__Code that draws figures__.
= = = = = = =
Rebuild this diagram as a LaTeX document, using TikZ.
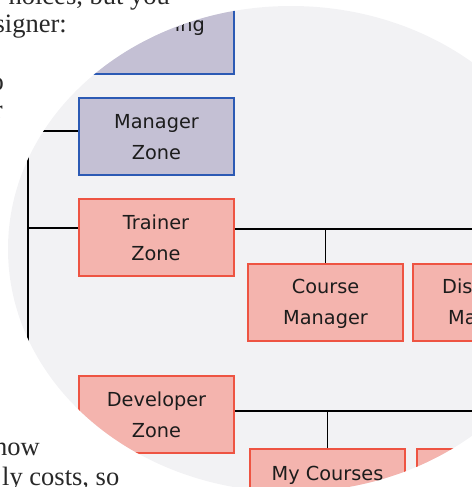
\documentclass[tikz,border=0pt]{standalone}
\usepackage{fontspec}
\setmainfont{Liberation Serif}
\newfontfamily\boxfont{DejaVu Sans}
\definecolor{lensgray}{RGB}{242,242,244}
\definecolor{purplefill}{RGB}{196,192,212}
\definecolor{blueedge}{RGB}{44,90,180}
\definecolor{redfill}{RGB}{244,180,174}
\definecolor{rededge}{RGB}{238,84,66}
\definecolor{pagetext}{RGB}{40,40,40}
\definecolor{boxtext}{RGB}{28,28,28}
\begin{document}
\begin{tikzpicture}[x=1pt,y=-1pt,
  pagetxt/.style={inner sep=0pt, anchor=base east, text=pagetext, font=\fontsize{26.5}{29}\selectfont},
  zonebox/.style={line width=2pt, minimum width=155pt, minimum height=77pt, inner sep=0pt,
    align=center, text depth=0pt, text=boxtext, font=\boxfont\fontsize{19.3}{31}\selectfont},
  purplebox/.style={zonebox, fill=purplefill, draw=blueedge},
  redbox/.style={zonebox, fill=redfill, draw=rededge},
  boxlabel/.style={inner sep=0pt, text=boxtext, font=\boxfont\fontsize{19.3}{31}\selectfont},
  link/.style={draw=black, line width=1.8pt}
]
\useasboundingbox (0,0) rectangle (471,487);
% page text around the lens
\node[pagetxt] (p1) at (170,5) {hoices, but you};
\node[pagetxt] (p2) at (67,33) {signer:};
\node[pagetxt] (p3) at (4,90) {o};
\node[pagetxt] (p4) at (3,118) {r};
\node[pagetxt] (p5) at (40,455) {now};
\node[pagetxt, anchor=base west] (p6) at (2,485) {ly costs, so};
% lens
\fill[lensgray] (291,249) ellipse [x radius=283, y radius=243];
\begin{scope}
\clip (291,249) ellipse [x radius=283, y radius=243];
% boxes
\node[purplebox, minimum height=118pt] (topb) at (156,15) {};
\node[purplebox] (mgr) at (156.5,136.5) {Manager\\Zone};
\node[redbox] (trn) at (156,237.5) {Trainer\\Zone};
\node[redbox] (cm) at (325.5,302) {Course\\Manager};
\node[redbox] (dis) at (490.5,302) {};
\node[redbox] (dev) at (156.5,414.5) {Developer\\Zone};
\node[redbox] (myc) at (327.5,487.5) {};
\node[redbox] (nxt) at (494.5,487.5) {};
% partial labels
\node[boxlabel, anchor=base east] (topl) at (205,32) {ing};
\node[boxlabel, anchor=base west] (disl1) at (442,293) {Dis};
\node[boxlabel, anchor=base west] (disl2) at (448,324) {Ma};
\node[boxlabel, anchor=base] (mycl) at (327.5,480) {My Courses};
% connectors
\coordinate (tTop) at (28,100);
\coordinate (tBot) at (28,400);
\coordinate (farR) at (480,0);
\coordinate (mgrIn) at ([yshift=5.5pt]mgr.west);
\coordinate (trnIn) at ([yshift=9.5pt]trn.west);
\coordinate (trnOut) at ([yshift=8.5pt]trn.east);
\coordinate (devOut) at ([yshift=3.5pt]dev.east);
\draw[link] (tTop) -- (tBot);
\draw[link] (tTop |- mgrIn) -- (mgrIn);
\draw[link] (tTop |- trnIn) -- (trnIn);
\draw[link] (trnOut) -- (trnOut -| farR);
\draw[link] (cm.north) -- (cm.north |- trnOut);
\draw[link] (devOut) -- (devOut -| farR);
\draw[link] (myc.north) -- (myc.north |- devOut);
\end{scope}
\end{tikzpicture}
\end{document}
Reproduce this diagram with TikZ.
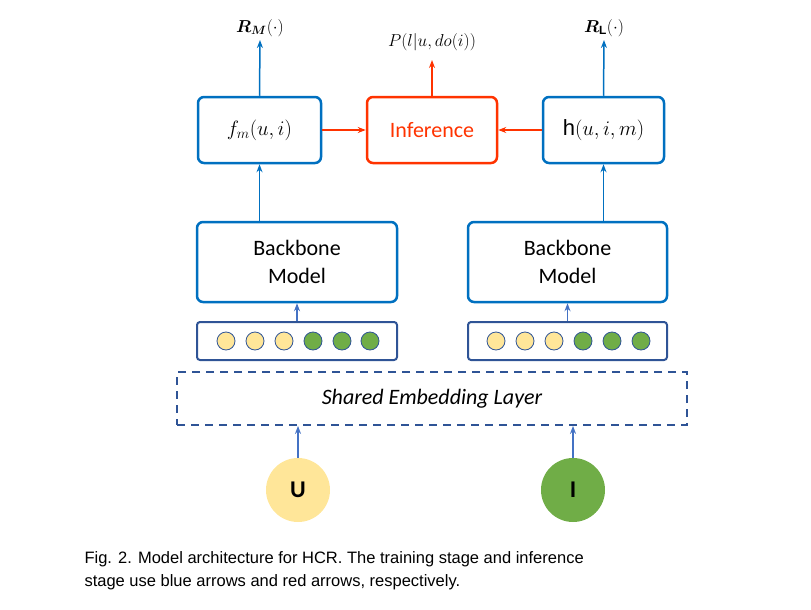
= = = = = = =
__Brief__. Would you mind returning each entry above word for word, skipping the images?

__Answer for the task__.
Rebuild this diagram as a LaTeX document, using TikZ.
\documentclass[tikz,border=0pt]{standalone}
\usepackage{fontspec}
\setmainfont{Liberation Serif}
\newfontfamily\boxfont{DejaVu Sans}
\definecolor{lensgray}{RGB}{242,242,244}
\definecolor{purplefill}{RGB}{196,192,212}
\definecolor{blueedge}{RGB}{44,90,180}
\definecolor{redfill}{RGB}{244,180,174}
\definecolor{rededge}{RGB}{238,84,66}
\definecolor{pagetext}{RGB}{40,40,40}
\definecolor{boxtext}{RGB}{28,28,28}
\begin{document}
\begin{tikzpicture}[x=1pt,y=-1pt,
  pagetxt/.style={inner sep=0pt, anchor=base east, text=pagetext, font=\fontsize{26.5}{29}\selectfont},
  zonebox/.style={line width=2pt, minimum width=155pt, minimum height=77pt, inner sep=0pt,
    align=center, text depth=0pt, text=boxtext, font=\boxfont\fontsize{19.3}{31}\selectfont},
  purplebox/.style={zonebox, fill=purplefill, draw=blueedge},
  redbox/.style={zonebox, fill=redfill, draw=rededge},
  boxlabel/.style={inner sep=0pt, text=boxtext, font=\boxfont\fontsize{19.3}{31}\selectfont},
  link/.style={draw=black, line width=1.8pt}
]
\useasboundingbox (0,0) rectangle (471,487);
% page text around the lens
\node[pagetxt] (p1) at (170,5) {hoices, but you};
\node[pagetxt] (p2) at (67,33) {signer:};
\node[pagetxt] (p3) at (4,90) {o};
\node[pagetxt] (p4) at (3,118) {r};
\node[pagetxt] (p5) at (40,455) {now};
\node[pagetxt, anchor=base west] (p6) at (2,485) {ly costs, so};
% lens
\fill[lensgray] (291,249) ellipse [x radius=283, y radius=243];
\begin{scope}
\clip (291,249) ellipse [x radius=283, y radius=243];
% boxes
\node[purplebox, minimum height=118pt] (topb) at (156,15) {};
\node[purplebox] (mgr) at (156.5,136.5) {Manager\\Zone};
\node[redbox] (trn) at (156,237.5) {Trainer\\Zone};
\node[redbox] (cm) at (325.5,302) {Course\\Manager};
\node[redbox] (dis) at (490.5,302) {};
\node[redbox] (dev) at (156.5,414.5) {Developer\\Zone};
\node[redbox] (myc) at (327.5,487.5) {};
\node[redbox] (nxt) at (494.5,487.5) {};
% partial labels
\node[boxlabel, anchor=base east] (topl) at (205,32) {ing};
\node[boxlabel, anchor=base west] (disl1) at (442,293) {Dis};
\node[boxlabel, anchor=base west] (disl2) at (448,324) {Ma};
\node[boxlabel, anchor=base] (mycl) at (327.5,480) {My Courses};
% connectors
\coordinate (tTop) at (28,100);
\coordinate (tBot) at (28,400);
\coordinate (farR) at (480,0);
\coordinate (mgrIn) at ([yshift=5.5pt]mgr.west);
\coordinate (trnIn) at ([yshift=9.5pt]trn.west);
\coordinate (trnOut) at ([yshift=8.5pt]trn.east);
\coordinate (devOut) at ([yshift=3.5pt]dev.east);
\draw[link] (tTop) -- (tBot);
\draw[link] (tTop |- mgrIn) -- (mgrIn);
\draw[link] (tTop |- trnIn) -- (trnIn);
\draw[link] (trnOut) -- (trnOut -| farR);
\draw[link] (cm.north) -- (cm.north |- trnOut);
\draw[link] (devOut) -- (devOut -| farR);
\draw[link] (myc.north) -- (myc.north |- devOut);
\end{scope}
\end{tikzpicture}
\end{document}
Reproduce this diagram with TikZ.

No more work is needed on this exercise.